Даже для банальности (Чехов – бытописатель, мастер точной детали, провоцирующей читательскую активность) Берковский находит оригинальное сравнение: “Чеховская манера письма — это вдвижение в текст все новых и новых вещей и подробностей так, что все мыслимое пространство оказывается наконец занятым. Чеховский абзац обладает высокой плотностью заселенности и обставленности. И это опять-таки увеличивает впечатление, что перед Чеховым карта без белых пятен, все известно, стоит только вспомнить. Нам, читателям, кажется, что мы, читая, вспоминаем вместе с автором, достаем из мешка собственной памяти все новые, там спрятанные предметы”. (Поскольку это метафора, нас не смущает очевидная интерференция: вещи и детали существуют в
На развернутой метафоре построена и заключительная характеристика чеховской драматургии и чеховского мира в целом: “В отношении прошлого Чехов — пессимист, и оптимист в отношении будущего — оптимист в самом главном. Для старой России у Чехова не было слов утешения. Но ее тяжелые драмы были для Чехова в известном смысле оптимистическими комедиями. Он возвышается до будущего, и тогда самые мрачные коллизии теряют свой трагизм. Будущее отменяло и одну и другую из тяжущихся сторон, самое тяжбу оно тоже отменяло, и поэтому в трагическое зрелище вдруг проникали веселость и юмор. Если глядеть из пункта, взятого повыше, если глядеть из будущего, то ничего не стоят и поражения и победы сегодняшнего дня, — в этом смысле они равны друг другу. <…> Будущее взирает снизу вверх на настоящее. Старые романтики такой подъем вверх по лестнице времени, такое суждение о низшей ступени ее, произносимое с верхней, называли „иронией“”.

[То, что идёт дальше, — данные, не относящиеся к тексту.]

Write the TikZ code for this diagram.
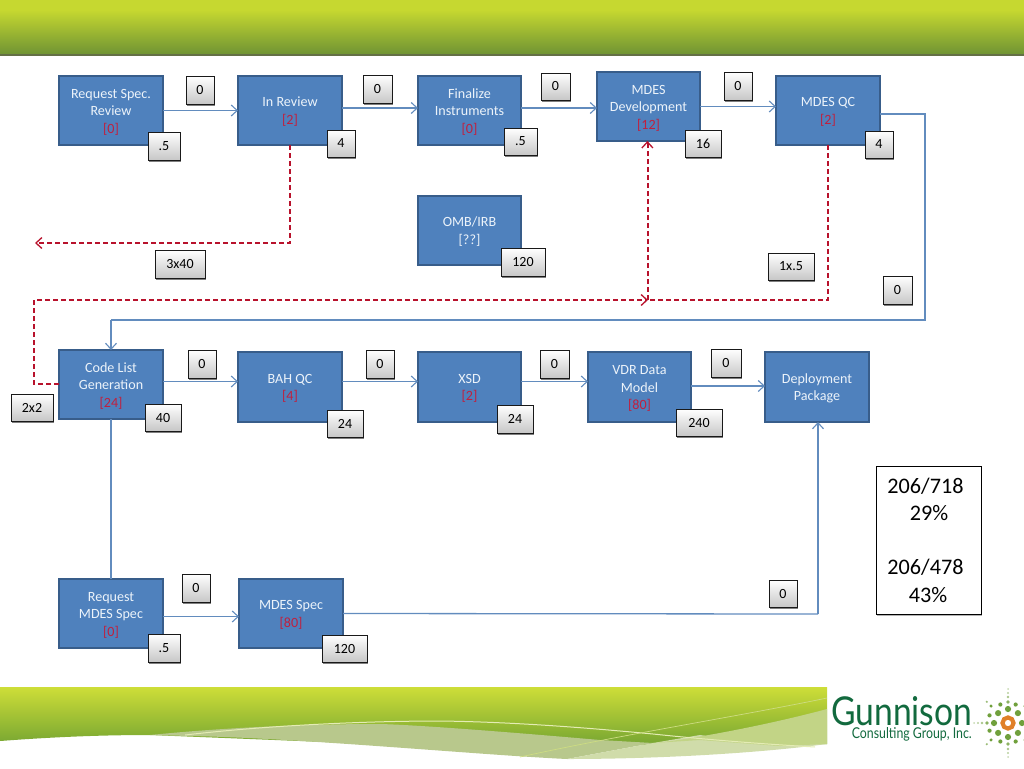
\documentclass[tikz,border=0pt]{standalone}
\usepackage{fontspec}
\usepackage{graphicx}
\setmainfont{Carlito}
\newfontfamily\logofont{Lato}
\usetikzlibrary{arrows.meta,shadows,calc}
\definecolor{procfill}{RGB}{79,129,189}
\definecolor{procline}{RGB}{56,93,138}
\definecolor{proctext}{RGB}{236,243,250}
\definecolor{flowblue}{RGB}{98,140,190}
\definecolor{flowred}{RGB}{184,18,44}
\definecolor{codered}{RGB}{192,32,62}
\definecolor{logogreen}{RGB}{18,106,62}
\definecolor{sungreen}{RGB}{112,160,60}
\definecolor{sunorange}{RGB}{224,128,40}
\definecolor{headtop}{RGB}{198,216,48}
\definecolor{headbot}{RGB}{112,148,52}
\definecolor{headline}{RGB}{100,112,70}
\definecolor{foottop}{RGB}{206,222,56}
\definecolor{footbot}{RGB}{118,165,50}
\definecolor{footpale}{RGB}{184,200,140}
\definecolor{footpaleb}{RGB}{208,220,170}
\definecolor{footpalec}{RGB}{194,212,134}
\definecolor{footwave}{RGB}{228,236,180}
\definecolor{footfaint}{RGB}{205,220,130}
\tikzset{
  procbox/.style={draw=procline,line width=2pt,fill=procfill,text=proctext,align=center,inner sep=0pt,outer sep=0pt,font=\fontsize{14.1}{17.5}\selectfont},
  tagbox/.style={draw=black!90,line width=.9pt,top color=white,bottom color=black!22,text=black,inner sep=0pt,outer sep=0pt,font=\fontsize{14}{15}\selectfont,drop shadow={shadow xshift=.8pt,shadow yshift=-2pt,opacity=.5,fill=black}},
  blueflow/.style={draw=flowblue,line width=1.3pt},
  blueto/.style={blueflow,-{Straight Barb[length=6pt,width=11pt,line width=1.1pt]}},
  redflow/.style={draw=flowred,line width=1.3pt,dash pattern=on 5pt off 3pt},
  redto/.style={redflow,-{Straight Barb[length=6pt,width=11pt,line width=1.3pt]}},
}
\newcommand{\procb}[6]{\node[procbox,minimum width={(#4)-(#2)},minimum height={(#5)-(#3)}] (#1) at ({((#2)+(#4))/2},{((#3)+(#5))/2}) {\rule{0pt}{14pt}#6\rule[-4pt]{0pt}{4pt}};}
\newcommand{\tagb}[6]{\node[tagbox,minimum width={(#4)-(#2)},minimum height={(#5)-(#3)}] (#1) at ({((#2)+(#4))/2},{((#3)+(#5))/2}) {#6};}
\newcommand{\rd}[1]{\textcolor{codered}{[#1]}}
\begin{document}
\begin{tikzpicture}[x=1pt,y=-1pt]
\useasboundingbox (0,0) rectangle (1024,768);
% header
\shade[top color=headtop,bottom color=headbot] (0,10) rectangle (1024,54);
\fill[headtop] (0,0) rectangle (1024,10);
\fill[headline] (0,54) rectangle (1024,56);
% footer band
\shade[top color=foottop,bottom color=footbot]
  (0,687) -- (827,687) -- (827,744) -- (700,745) -- (560,745) -- (400,745)
  -- (150,735) .. controls (90,735) and (40,738) .. (0,741) -- cycle;
% pale wave, left part
\fill[footpale]
  (150,735) .. controls (220,728) and (300,724) .. (380,724)
  .. controls (420,725) and (520,733) .. (600,740) -- (653,743) -- (567,759)
  .. controls (480,755) and (300,738) .. (190,736) -- cycle;
% pale wave, right lower part
\fill[footpaleb]
  (653,743) -- (700,735) -- (760,744) -- (827,744)
  .. controls (760,753) and (660,759) .. (567,759) -- cycle;
% pale wave, right upper part
\fill[footpalec]
  (653,743) .. controls (680,741) and (760,727) .. (827,709) -- (827,744) -- (780,746) -- (700,740) -- cycle;
\draw[footwave,line width=1pt]
  (185,735) .. controls (280,724) and (380,721) .. (440,721) .. controls (520,722) and (600,729) .. (653,734) .. controls (720,741) and (780,745) .. (815,747);
\draw[footfaint,line width=.7pt] (520,757) .. controls (620,735) and (740,716) .. (827,698);
% logo
\node[inner sep=0pt,text=logogreen,anchor=west] (logoname) at (831,711.5) {\resizebox{141pt}{29pt}{\logofont Gunnison}};
\node[inner sep=0pt,text=logogreen,anchor=east] (logosub) at (972,734.8) {\resizebox{120pt}{11pt}{\logofont Consulting Group, Inc.}};
\coordinate (sun) at (1008,723);
\foreach \a in {0,45,...,315}{
  \fill[sungreen] (sun) ++(\a:14) circle[radius=3.1];
}
\foreach \a in {22.5,67.5,...,337.5}{
  \fill[sungreen] (sun) ++(\a:20) circle[radius=2.1];
}
\foreach \a in {45,135,225,315}{
  \fill[sungreen] (sun) ++(\a:24) circle[radius=1.7];
  \fill[sungreen!70] (sun) ++(\a:30) circle[radius=1.2];
}
\foreach \a in {0,90,180,270}{
  \fill[sungreen!80] (sun) ++(\a:21) circle[radius=1.8];
  \fill[sungreen!60] (sun) ++(\a:26) circle[radius=1.3];
  \fill[sungreen!50] (sun) ++(\a:30) circle[radius=1.1];
  \fill[sungreen!40] (sun) ++(\a:34) circle[radius=1];
}
\draw[sunorange,line width=4.2pt] (sun) circle[radius=5.5];
% process boxes
\procb{req}{59}{76}{163}{145}{Request Spec.\\Review\\\rd{0}}
\procb{rev}{238}{76}{342}{145}{In Review\\\rd{2}}
\procb{fin}{418}{76}{521}{145}{Finalize\\Instruments\\\rd{0}}
\procb{dev}{597}{72}{700}{141}{MDES\\Development\\\rd{12}}
\procb{qc}{776}{76}{880}{145}{MDES QC\\\rd{2}}
\procb{omb}{418}{196}{521}{265}{OMB/IRB\\{[??]}}
\procb{code}{59}{350}{163}{419}{Code List\\Generation\\\rd{24}}
\procb{bah}{238}{352}{342}{422}{BAH QC\\\rd{4}}
\procb{xsd}{418}{352}{521}{422}{XSD\\\rd{2}}
\procb{vdr}{588}{352}{691}{422}{VDR Data\\Model\\\rd{80}}
\procb{dep}{765}{352}{869}{422}{Deployment\\Package}
\procb{rms}{59}{579}{163}{648}{Request\\MDES Spec\\\rd{0}}
\procb{spec}{239}{579}{343}{648}{MDES Spec\\\rd{80}}
% connectors
\coordinate (qcout) at (880,114);
\coordinate (qcright) at (925,114);
\coordinate (qclow) at (925,320);
\coordinate (codein) at (111,320);
\coordinate (revdrop) at (290,243);
\coordinate (revend) at (35,243);
\coordinate (junction) at (648,300);
\coordinate (qcdrop) at (828,300);
\coordinate (codeleft) at (34,384);
\coordinate (codeup) at (34,300);
\coordinate (specturn) at (818,614);
\draw[blueto] (req) -- (rev);
\draw[blueto] ([yshift=2.5pt]rev.east) -- ([yshift=2.5pt]fin.west);
\draw[blueto] ([yshift=2.5pt]fin.east) -- ([yshift=-1.5pt]dev.west);
\draw[blueto] (dev.east) -- (qc.west |- dev.east);
\draw[blueflow] (qcout) -- (qcright) -- (qclow) -- (codein);
\draw[blueto] (codein) -- (code.north);
\draw[blueto] ([yshift=3pt]code.east) -- ([yshift=5.5pt]bah.west);
\draw[blueto] ([yshift=5.5pt]bah.east) -- ([yshift=5.5pt]xsd.west);
\draw[blueto] ([yshift=5.5pt]xsd.east) -- ([yshift=5.5pt]vdr.west);
\draw[blueto] ([yshift=1pt]vdr.east) -- ([yshift=1pt]dep.west);
\draw[blueflow] (code.south) -- (rms.north);
\draw[blueto] ([yshift=-3pt]rms.east) -- ([yshift=-3pt]spec.west);
\draw[blueflow] (spec.east) -- (specturn);
\draw[blueto] (specturn) -- (specturn |- dep.south);
\draw[redto] (rev.south) -- (revdrop) -- (revend);
\draw[redflow] (qc.south) -- (qcdrop) -- (junction);
\draw[redto] ([xshift=-.6pt]junction) -- ([xshift=-.6pt]junction |- dev.south);
\draw[redflow] ([xshift=.6pt]junction) -- ([xshift=.6pt]junction |- dev.south);
\draw[redto] (code.west |- codeleft) -- (codeleft) -- (codeup) -- (junction);
% tags
\tagb{t1}{186}{76}{214}{104}{0}
\tagb{t2}{148}{132}{180}{160}{.5}
\tagb{t3}{363}{75}{392}{103}{0}
\tagb{t4}{327}{130}{355}{157}{4}
\tagb{t5}{541}{73}{570}{100}{0}
\tagb{t6}{504}{128}{537}{155}{.5}
\tagb{t7}{685}{130}{721}{157}{16}
\tagb{t8}{724}{72}{752}{100}{0}
\tagb{t9}{865}{131}{893}{158}{4}
\tagb{t10}{155}{250}{205}{278}{3x40}
\tagb{t11}{501}{248}{545}{276}{120}
\tagb{t12}{768}{253}{814}{280}{1x.5}
\tagb{t13}{883}{276}{912}{304}{0}
\tagb{t14}{11}{394}{53}{421}{2x2}
\tagb{t15}{145}{404}{181}{431}{40}
\tagb{t16}{188}{350}{216}{378}{0}
\tagb{t17}{327}{410}{363}{437}{24}
\tagb{t18}{366}{350}{394}{378}{0}
\tagb{t19}{497}{405}{533}{433}{24}
\tagb{t20}{540}{350}{569}{378}{0}
\tagb{t21}{676}{409}{722}{436}{240}
\tagb{t22}{711}{349}{741}{377}{0}
\tagb{t23}{182}{574}{210}{602}{0}
\tagb{t24}{148}{634}{180}{662}{.5}
\tagb{t25}{322}{635}{367}{662}{120}
\tagb{t26}{769}{580}{797}{607}{0}
% summary
\node[draw=black,line width=.8pt,fill=white,inner sep=0pt,outer sep=0pt,minimum width=105pt,minimum height=148pt,align=center,font=\fontsize{22.2}{27.3}\selectfont,drop shadow={shadow xshift=1pt,shadow yshift=-2pt,opacity=.3,fill=black}] (summary) at (928.5,540) {\hspace*{-6pt}206/718\\\hspace*{1pt}29\%\\[27.3pt]\hspace*{-6pt}206/478\\\hspace*{-1pt}43\%};
\end{tikzpicture}
\end{document}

Глядя уже из нового тысячелетия к сказанному, вероятно, можно добавить: этот пункт “иронии” — взгляд с высшей ступени времени на прежнюю – по отношению к любому настоящему всегда остается в будущем.
Через шесть лет Берковский вернулся к Чехову в новой большой работе “Чехов: от повестей и рассказов к драматургии”, концептуально совпадающей с первой статьей, но втрое большей ее по объему. Здесь привлекается новый материал, увеличивается число отсылок к предшественникам (впрочем, и здесь они точечны, функциональны), находятся новые оригинальные формулы (скажем, с отсылкой к Жуковскому появляется определение чеховского мира как “обвечеревшей жизни”). Но стилистику эссе невозможно выдержать на таком практически монографическом пространстве. Поэтому, особенно во второй части, работа Берковского почти превращается в обычный обзор чеховской драматургии.
В год 1960-й о Чехове думали и писали повсюду. А. А. Белкин в Москве систематизировал наблюдения о поэтике Чехова-новеллиста (хотя статья публиковалась под утвердившейся с тридцатых годов шапкой “мастерство”).
Я. О. Зунделович в Самарканде напоминал о Чехове-философе (проблема, позабытая с десятых годов). Г. Адамович в Париже размышлял: “О чем говорил Чехов”. Выяснялось, что он ликвидировал былые надежды, предчувствовал будущие страдания и взывал к снисхождению и милосердию.
В роли свадебных генералов-наследников и искренних почитателей выступали в дни чеховского юбилея, как мы уже заметили, разные писатели. Статьями, заметками, речами, ответами на анкету “За что мы любим Чехова?” отметились в чеховский год Ю. Бондарев, В. Каверин, Ю. Олеша, К. Паустовский, К. Чуковский.
Но самые важные и веские слова, кажется, произнес полузабытый лауреат Сталинской степени Юрий Трифонов. Признаваясь в любви, он в то же время четко сформулировал некоторые важные принципы, которые станут основой понимания Чехова в последующие десятилетия: неидеологичность; конкретность подхода к частному, обычному человеку; краткость; гармонизация бытового материала, превращающая прозу в поэзию; необходимость ответной читательской активности, встречного душевного движения.
“Жизнь человека вдруг открылась на миг вся, целиком, как одинокое дерево во время грозы, озаренное молнией. И погасла. И читатель все понял сердцем <…> Так же, как студент у костра, Чехов сумел в своем творчестве дотронуться до незримой цепи, связующей поколения, и она задрожала от него, от его сильных и нежных рук, и все еще дрожит, и будет дрожать долго…”
Возможно, Трифонов так много угадал, потому что, еще не подозревая об этом, уже обдумывал “возвращение к „prosus“, реализованное в рассказах, московских повестях и странных компактных романах (“Исчезновение”, “Старик” “Время и место), которые в два следующих десятилетия сделают его подлинным чеховским наследником, породят школу городской прозы, протянут чеховскую нить в советские шестидесятые–семидесятые.